PROBLEM REQUIREMENTS
Starting at the line that contains "Recreate this image" and stopping at the line that contains "from matplotlib.patches import Rectangle", transcribe every line of the material below exactly; pictures stay out.
####################
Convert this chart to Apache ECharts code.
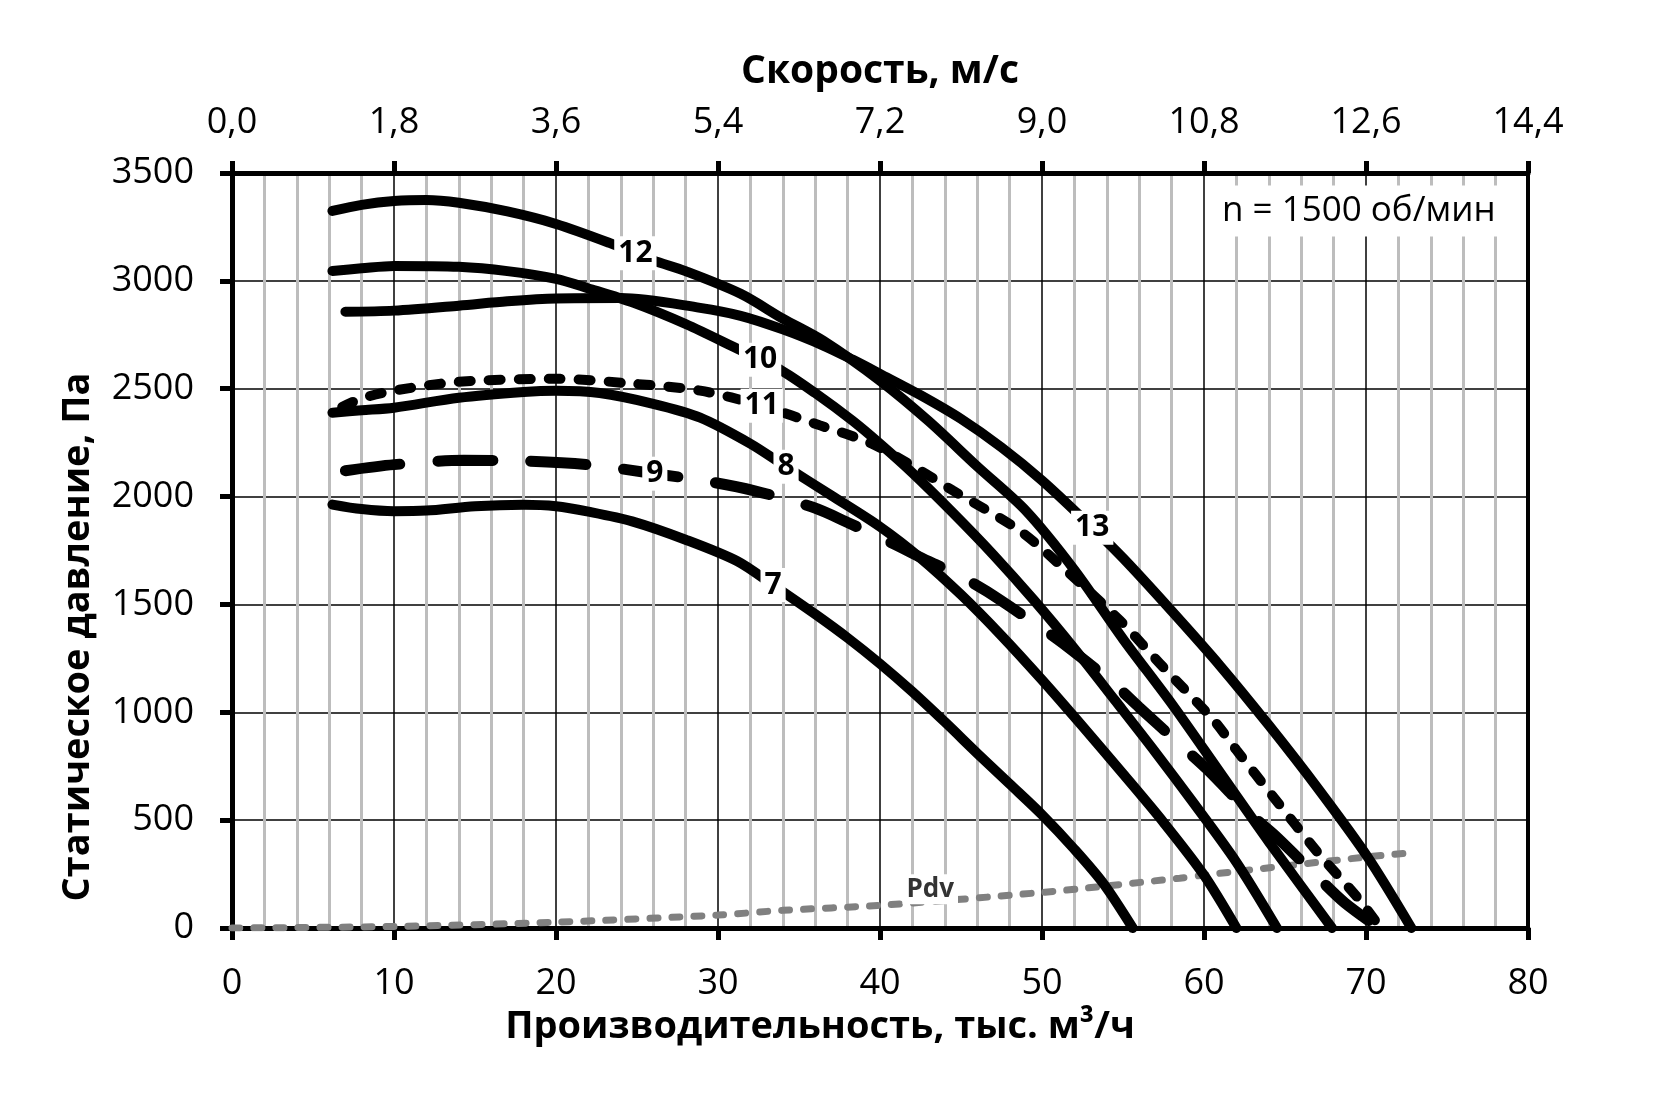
<!DOCTYPE html>
<html>
<head>
<meta charset="utf-8">
<script src="https://cdn.jsdelivr.net/npm/echarts@6/dist/echarts.min.js"></script>
<style>
  html, body { margin: 0; padding: 0; background: #fff; }
  #main { width: 1654px; height: 1103px; }
</style>
</head>
<body>
<div id="main"></div>
<script>
// кривые вентилятора: [производительность, тыс. м3/ч ; статическое давление, Па]
var curve12 = [[6.2,3324],[8,3352],[10,3370],[12,3375],[14,3362],[17,3322],[20,3264],[23.3,3176],[26,3095],[28,3045],[31.4,2940],[34,2825],[36.5,2722],[40,2537],[43,2350],[46,2140],[49,1935],[52,1660],[55,1340],[58,1040],[61,720],[64,400],[67.9,0]];
var curve10 = [[6.2,3046],[8,3058],[10,3069],[14,3065],[17,3045],[20,3009],[22,2965],[24.8,2898],[28,2800],[31.2,2685],[33.8,2590],[36,2480],[38.3,2352],[40,2245],[42,2110],[44.5,1925],[47,1730],[49.5,1520],[52,1295],[54.5,1056],[57,815],[59.3,585],[62,305],[64.5,0]];
var curve13 = [[7,2857],[10,2862],[14,2885],[17,2905],[20,2918],[24,2920],[28.9,2875],[31.4,2838],[34,2775],[36.5,2700],[38.3,2635],[40,2569],[42.5,2470],[45,2360],[47.5,2228],[50,2075],[52.5,1900],[55,1715],[58,1470],[61,1215],[64,940],[67,650],[70.1,329],[72.8,0]];
var curve11 = [[6.8,2415],[8,2455],[10,2491],[14,2532],[20,2546],[24.8,2523],[28.9,2491],[32.7,2421],[36.3,2330],[39.5,2245],[42.5,2120],[44.5,2028],[48.6,1843],[51.5,1657],[54.8,1426],[57.5,1208],[60.6,963],[62,825],[64.3,606],[67,352],[69.6,130],[70.9,0]];
var curve8 = [[6.2,2389],[8,2400],[10,2412],[14,2458],[18,2485],[20,2491],[22.7,2480],[26,2430],[28.9,2366],[32,2245],[34.1,2143],[37,2005],[40,1860],[42.5,1715],[45,1545],[47.5,1355],[50,1150],[52.5,935],[55,715],[57.5,490],[60,245],[62,0]];
var curve9 = [[7,2120],[10,2148],[14.3,2168],[18,2165],[22,2148],[26.1,2106],[29,2075],[32.2,2028],[35.9,1949],[38,1880],[40.8,1782],[43,1700],[44.9,1634],[46.6,1560],[49.9,1394],[51.3,1319],[54.4,1134],[56,1023],[58.7,838],[60.2,735],[63,520],[64.5,421],[67.2,222],[68.7,116],[70.8,0]];
var curve7 = [[6.2,1963],[8,1942],[10,1932],[12,1935],[15,1955],[18,1962],[20,1955],[22,1930],[24.7,1885],[28,1800],[31.2,1700],[33.4,1590],[36,1455],[38,1345],[40,1225],[42,1095],[44,955],[46,810],[48,668],[50,525],[52,365],[53.8,205],[55.6,0]];
var pdv = [[0,0],[10,7],[20,27],[30,60],[34,82],[40,105],[50,165],[58.5,231],[60,245],[70,329],[73,350]];

// где на кривой стоит её номер (по оси X)
var labelX = { '12': 24.9, '10': 32.6, '11': 32.7, '8': 34.2, '9': 26.1, '7': 33.4, '13': 53.1, 'Pdv': 43.1 };

var FONT = 'Open Sans';

function yAt(data, x) {
    for (var i = 1; i < data.length; i++) {
        if (data[i][0] >= x) {
            var a = data[i-1], b = data[i];
            return a[1] + (b[1]-a[1]) * (x-a[0]) / (b[0]-a[0]);
        }
    }
    return data[data.length-1][1];
}

function curve(name, data, style, labelOffset) {
    var x = labelX[name];
    return {
        name: name,
        type: 'line',
        data: data,
        symbol: 'none',
        smooth: 0.3,
        lineStyle: style,
        z: 3,
        markPoint: {
            symbol: 'rect',
            symbolSize: 1,
            itemStyle: { color: 'rgba(0,0,0,0)' },
            z: 10,
            data: [{ coord: [x, yAt(data, x)] }],
            label: {
                show: true,
                position: 'inside',
                offset: labelOffset || [0, 0],
                formatter: name,
                fontFamily: FONT,
                fontWeight: 'bold',
                fontSize: name === 'Pdv' ? 26 : 30,
                color: name === 'Pdv' ? '#333' : '#000',
                backgroundColor: '#fff',
                padding: [2, 4]
            }
        }
    };
}

var solid = { color: '#000', width: 10, cap: 'round', join: 'round' };
var shortDash = { color: '#000', width: 10, type: [12, 18], cap: 'round' };
var longDash = { color: '#000', width: 11, type: [55, 38], cap: 'round' };
var dotted = { color: '#808080', width: 7, type: [8, 14], cap: 'round' };

var myChart = echarts.init(document.getElementById('main'));
var option = {
    animation: false,
    backgroundColor: '#fff',
    textStyle: { fontFamily: FONT },
    grid: {
        left: 232, right: 126, top: 173, bottom: 175,
        show: true, borderColor: '#000', borderWidth: 4
    },
    xAxis: [{
        type: 'value', position: 'bottom',
        min: 0, max: 80, interval: 10,
        axisLine: { show: true, onZero: false, lineStyle: { color: '#000', width: 5 } },
        axisTick: { show: true, length: 12, lineStyle: { color: '#000', width: 5 } },
        axisLabel: { margin: 38, fontSize: 36, color: '#000', fontFamily: FONT },
        splitLine: { show: true, lineStyle: { color: '#000', width: 1.5 } },
        minorTick: { show: false, splitNumber: 5 },
        minorSplitLine: { show: true, lineStyle: { color: '#bdbdbd', width: 3 } }
    }, {
        type: 'value', position: 'top',
        min: 0, max: 14.4, interval: 1.8,
        axisLine: { show: true, onZero: false, lineStyle: { color: '#000', width: 5 } },
        axisTick: { show: true, length: 12, lineStyle: { color: '#000', width: 5 } },
        axisLabel: {
            margin: 32, fontSize: 36, color: '#000', fontFamily: FONT,
            formatter: function (v) { return v.toFixed(1).replace('.', ','); }
        },
        splitLine: { show: false }
    }],
    yAxis: {
        type: 'value',
        min: 0, max: 3500, interval: 500,
        axisLine: { show: true, onZero: false, lineStyle: { color: '#000', width: 5 } },
        axisTick: { show: true, length: 12, lineStyle: { color: '#000', width: 5 } },
        axisLabel: {
            margin: 38, fontSize: 36, color: '#000', fontFamily: FONT,
            formatter: function (v) { return String(v); }
        },
        splitLine: { show: true, lineStyle: { color: '#000', width: 1.5 } }
    },
    graphic: [{
        type: 'text', x: 880, y: 72, z: 20,
        style: { text: 'Скорость, м/с', font: 'bold 39px "Open Sans"', fill: '#000', align: 'center', verticalAlign: 'middle' }
    }, {
        type: 'text', x: 820, y: 1027, z: 20,
        style: { text: 'Производительность, тыс. м³/ч', font: 'bold 38px "Open Sans"', fill: '#000', align: 'center', verticalAlign: 'middle' }
    }, {
        type: 'text', x: 78, y: 637, rotation: Math.PI / 2, z: 20,
        style: { text: 'Статическое давление, Па', font: 'bold 38px "Open Sans"', fill: '#000', align: 'center', verticalAlign: 'middle' }
    }, {
        type: 'text', x: 1212, y: 211, z: 20,
        style: {
            text: 'n = 1500 об/мин', font: '35px "Open Sans"', fill: '#000',
            align: 'left', verticalAlign: 'middle',
            backgroundColor: '#fff', padding: [8, 10, 8, 10]
        }
    }],
    series: [
        curve('Pdv', pdv, dotted, [0, -12]),
        curve('7', curve7, solid),
        curve('9', curve9, longDash),
        curve('8', curve8, solid),
        curve('11', curve11, shortDash),
        curve('13', curve13, solid),
        curve('10', curve10, solid),
        curve('12', curve12, solid)
    ]
};

myChart.setOption(option);
</script>
</body>
</html>
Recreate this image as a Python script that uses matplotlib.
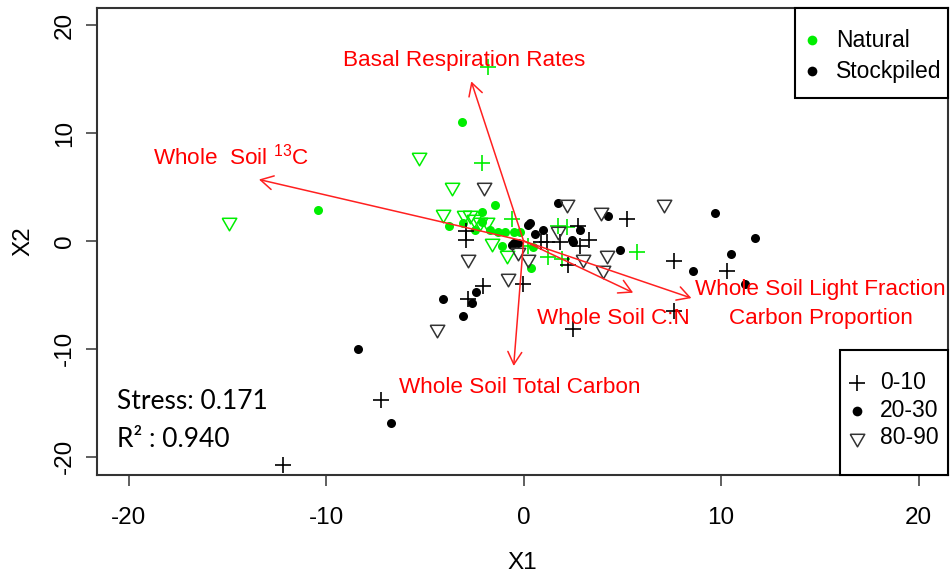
import matplotlib
matplotlib.use("Agg")
import matplotlib.pyplot as plt
from matplotlib.patches import Rectangle

plt.rcParams["font.family"] = ["Liberation Sans", "DejaVu Sans"]
plt.rcParams["mathtext.fontset"] = "custom"
plt.rcParams["mathtext.rm"] = "Liberation Sans"
plt.rcParams["axes.unicode_minus"] = False

# ---- NMDS site scores by group ----
natural_0_10 = [(-1.8, 16.1), (-2.1, 7.2), (-0.6, 2.0), (1.75, 1.4), (2.2, 1.3),
                (1.25, -1.5), (1.95, -1.7), (5.75, -1.0), (0.2, -0.5)]
natural_20_30 = [(-3.1, 11.0), (-10.4, 2.9), (-3.8, 1.4), (-1.45, 3.3), (-2.1, 2.7),
                 (-3.05, 1.7), (-2.45, 1.05), (-1.7, 1.05), (-1.3, 0.8), (-0.95, 0.8),
                 (-0.5, 0.8), (-0.2, 0.8), (-1.1, -0.5), (0.4, -2.5), (0.5, -0.6),
                 (-2.1, 1.8)]
natural_80_90 = [(-14.9, 1.8), (-5.3, 7.8), (-3.6, 5.0), (-4.1, 2.5), (-1.6, -0.2),
                 (-0.85, -1.3), (-3.0, 2.4), (-2.7, 2.4), (-2.2, 1.8), (-1.85, 1.8),
                 (-2.5, 2.0)]
stock_0_10 = [(-12.2, -20.8), (-7.2, -14.8), (-2.05, -4.2), (-2.8, -5.4), (-0.05, -4.0),
              (-2.9, 0.9), (-2.9, 0.1), (5.25, 2.0), (7.6, -1.9), (3.3, 0.1),
              (2.75, 1.35), (2.85, -0.5), (1.85, -0.1), (1.2, -0.1), (2.25, -2.2),
              (10.3, -2.8), (7.6, -6.5), (2.5, -8.2), (0.9, -0.1)]
stock_20_30 = [(-8.4, -10.0), (-6.7, -16.9), (-4.1, -5.4), (-3.05, -7.0), (-2.6, -5.8),
               (-2.4, -4.7), (9.7, 2.6), (11.7, 0.3), (10.5, -1.2), (8.6, -2.8),
               (11.2, -4.0), (4.3, 2.3), (4.9, -0.8), (1.75, 3.5), (0.33, 1.7),
               (0.6, 0.6), (1.0, 1.05), (2.85, 1.05), (2.45, 0.1), (2.5, -0.1),
               (-0.5, -0.2), (-0.3, -0.2), (-0.6, -0.35), (0.2, 1.5)]
stock_80_90 = [(-2.0, 5.0), (3.9, 2.7), (7.1, 3.4), (2.2, 3.4), (-2.8, -1.7),
               (-0.8, -3.4), (3.0, -1.7), (4.2, -1.3), (4.0, -2.7), (1.75, 0.9),
               (0.2, -1.7), (-0.3, -1.0), (-4.4, -8.2)]

# ---- fitted environmental vectors ----
vector_names = ["Basal Respiration Rates", "Whole  Soil $^{13}$C", "Whole Soil C:N",
                "Whole Soil Light Fraction\nCarbon Proportion", "Whole Soil Total Carbon"]
vector_x = [-2.65, -13.4, 5.55, 8.5, -0.5]
vector_y = [14.8, 5.7, -4.8, -5.3, -11.6]

stress = 0.171
r_squared = 0.940

site_labels = ["Natural", "Stockpiled"]
depth_labels = ["0-10", "20-30", "80-90"]

# ---- layout ----
label_xy = [(-3.0, 16.75), (-14.8, 7.8), (4.55, -7.15), (15.05, -5.85), (-0.2, -13.6)]
GREEN = "#00EE00"
TRI_GREY = "#333333"
tri = [(-1, 0.58), (1, 0.58), (0, -1.15), (-1, 0.58)]
STYLE = {
    "plus": dict(marker="+", ms=11, mew=1.2),
    "dot": dict(marker="o", ms=6.5, mew=0),
    "tri": dict(marker=tri, ms=12, mew=1.1, mfc="none"),
}

fig = plt.figure(figsize=(9.51, 5.77), dpi=100)
ax = fig.add_axes([0.102, 0.177, 0.895, 0.809])


def draw(points, color, kind, **kw):
    xs = [p[0] for p in points]
    ys = [p[1] for p in points]
    st = dict(STYLE[kind])
    if kind == "tri":
        st["mec"] = color
    else:
        st["color"] = color
    ax.plot(xs, ys, ls="none", zorder=3, **st, **kw)


draw(natural_0_10, GREEN, "plus")
draw(natural_20_30, GREEN, "dot")
draw(natural_80_90, GREEN, "tri")
draw(stock_0_10, "black", "plus")
draw(stock_20_30, "black", "dot")
draw(stock_80_90, TRI_GREY, "tri")

for vx, vy, name, (tx, ty) in zip(vector_x, vector_y, vector_names, label_xy):
    ax.annotate("", xy=(vx, vy), xytext=(0, 0),
                arrowprops=dict(arrowstyle="->,head_length=0.9,head_width=0.5",
                                color="#FF2020", lw=1.1, shrinkA=0, shrinkB=0,
                                mutation_scale=10), zorder=4)
    ax.text(tx, ty, name, color="#FF0000", fontsize=16.2, ha="center", va="center",
            linespacing=1.5, zorder=5)

ax.text(-20.6, -14.9, f"Stress: {stress:.3f}", family=["Lato", "DejaVu Sans"],
        fontsize=19, ha="left", va="center")
ax.text(-20.6, -18.4, f"R\u00b2 : {r_squared:.3f}", family=["Lato", "DejaVu Sans"],
        fontsize=19, ha="left", va="center")

ax.set_xlim(-21.6, 21.5)
ax.set_ylim(-21.7, 21.6)
ax.set_xticks([-20, -10, 0, 10, 20])
ax.set_yticks([-20, -10, 0, 10, 20])
ax.tick_params(direction="out", length=8, width=1.2, color="#444444",
               labelsize=17.5)
ax.tick_params(axis="x", pad=15)
ax.tick_params(axis="y", pad=7)
for lab in ax.get_yticklabels():
    lab.set_rotation(90)
    lab.set_va("center")
for sp in ax.spines.values():
    sp.set_color("#333333")
    sp.set_linewidth(1.5)

ax.set_xlabel("X1", fontsize=17.5, labelpad=17)
ax.set_ylabel("X2", fontsize=17.5, labelpad=14)


# ---- legend boxes (axes-fraction placement) ----
def legend_box(x0, y0, x1, y1, rows, sym_x, text_x):
    ax.add_patch(Rectangle((x0, y0), x1 - x0, y1 - y0, transform=ax.transAxes,
                           facecolor="white", edgecolor="black", lw=1.5,
                           zorder=6, clip_on=False))
    for (y, label, kind, color) in rows:
        st = dict(STYLE[kind])
        if kind == "tri":
            st["mec"] = color
        else:
            st["color"] = color
        if kind == "dot":
            st["ms"] = 7
        ax.plot([sym_x], [y], ls="none", transform=ax.transAxes, zorder=7,
                clip_on=False, **st)
        ax.text(text_x, y, label, transform=ax.transAxes, fontsize=16.5,
                ha="left", va="center", zorder=7)


legend_box(0.820, 0.807, 1.0, 1.0,
           [(0.931, site_labels[0], "dot", GREEN),
            (0.865, site_labels[1], "dot", "black")],
           0.840, 0.868)
legend_box(0.873, 0.0, 1.0, 0.268,
           [(0.197, depth_labels[0], "plus", "black"),
            (0.137, depth_labels[1], "dot", "black"),
            (0.079, depth_labels[2], "tri", TRI_GREY)],
           0.893, 0.920)

fig.savefig("out.png", dpi=100)
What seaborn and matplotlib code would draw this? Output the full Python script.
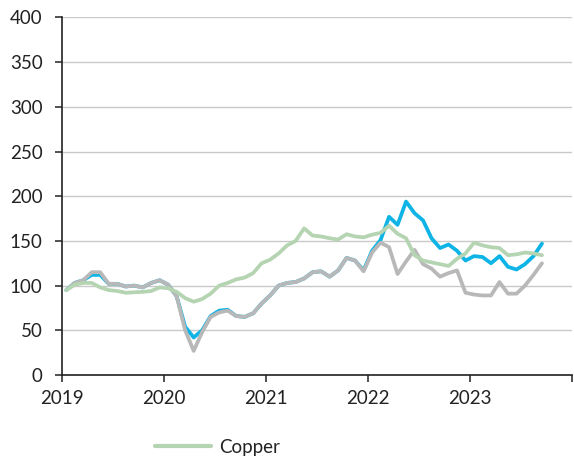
import numpy as np
import pandas as pd
import matplotlib
matplotlib.use("Agg")
import matplotlib.pyplot as plt
import seaborn as sns
from matplotlib.lines import Line2D

start_year = 2019
years = [2019, 2020, 2021, 2022, 2023]
series_names = ["Series A", "Series B", "Copper"]

series_a = [95, 103, 106, 112, 112, 102, 102, 99, 100, 98, 103, 106, 101, 88, 54, 42, 50, 66, 72, 73,
            66, 65, 69, 80, 89, 100, 103, 104, 108, 115, 116, 110, 117, 131, 128, 117, 139, 151, 177, 168,
            194, 181, 173, 153, 142, 146, 139, 128, 133, 132, 125, 133, 121, 118, 124, 133, 147]
series_b = [95, 103, 106, 115, 115, 102, 102, 99, 100, 98, 103, 106, 101, 88, 50, 27, 48, 65, 70, 72,
            66, 65, 69, 80, 89, 100, 103, 104, 108, 115, 116, 110, 117, 131, 128, 116, 137, 148, 143, 113,
            127, 140, 124, 119, 110, 114, 117, 92, 90, 89, 89, 104, 91, 91, 100, 112, 125]
copper = [95, 101, 103, 103, 98, 95, 94, 92, 92.5, 93, 94, 98, 97, 93, 86, 82, 85, 91, 100, 103,
          107, 109, 114, 125, 129, 136, 145, 150, 164, 156, 155, 153, 151.5, 157.5, 155, 154, 157, 159, 167, 158,
          153, 134, 128, 126, 124, 122, 130, 136, 148, 145, 143, 142, 134, 135, 137, 136, 134]

colors = ["#0fb4e6", "#b8b8b8", "#b4d4b2"]

n = len(copper)
t = [start_year + (i + 0.5) / 12 for i in range(n)]
df = pd.DataFrame({
    "t": t * 3,
    "value": series_a + series_b + copper,
    "series": [series_names[0]] * n + [series_names[1]] * n + [series_names[2]] * n,
})

sns.set_style("white")
plt.rcParams["font.family"] = ["Lato", "DejaVu Sans"]

fig = plt.figure(figsize=(5.74, 4.59), dpi=100)
ax = fig.add_axes([0.108, 0.183, 0.888, 0.779])

sns.lineplot(data=df, x="t", y="value", hue="series", palette=colors,
             hue_order=series_names, linewidth=2.7, ax=ax, legend=False, zorder=3)

ax.set_xlim(2019, 2024)
ax.set_ylim(0, 400)
ax.set_xticks(list(range(2019, 2025)))
ax.set_xticklabels([str(y) for y in years] + [""])
ax.set_yticks(range(0, 401, 50))
ax.yaxis.grid(True, color="#c9c9c9", linewidth=1.0, zorder=0)
ax.xaxis.grid(False)
ax.set_axisbelow(True)
for s in ["top", "right"]:
    ax.spines[s].set_visible(False)
for s in ["left", "bottom"]:
    ax.spines[s].set_color("#222222")
    ax.spines[s].set_linewidth(1.2)
ax.tick_params(axis="both", which="major", direction="out", length=5, width=1.1,
               color="#222222", labelsize=13.5, labelcolor="#222222")
ax.tick_params(axis="y", left=True, pad=9)
ax.tick_params(axis="x", bottom=True, pad=6)
ax.set_xlabel("")
ax.set_ylabel("")

handle = Line2D([0], [0], color=colors[2], linewidth=3)
fig.legend([handle], ["Copper"], loc="center left", bbox_to_anchor=(0.241, 0.026),
           frameon=False, fontsize=13.5, handlelength=3.0, handletextpad=0.4,
           labelcolor="#222222")

fig.savefig("out.png", dpi=100)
####################
WRITTEN REPLY
Recreate this image as a Python script that uses matplotlib.
import matplotlib
matplotlib.use("Agg")
import matplotlib.pyplot as plt
from matplotlib.patches import Rectangle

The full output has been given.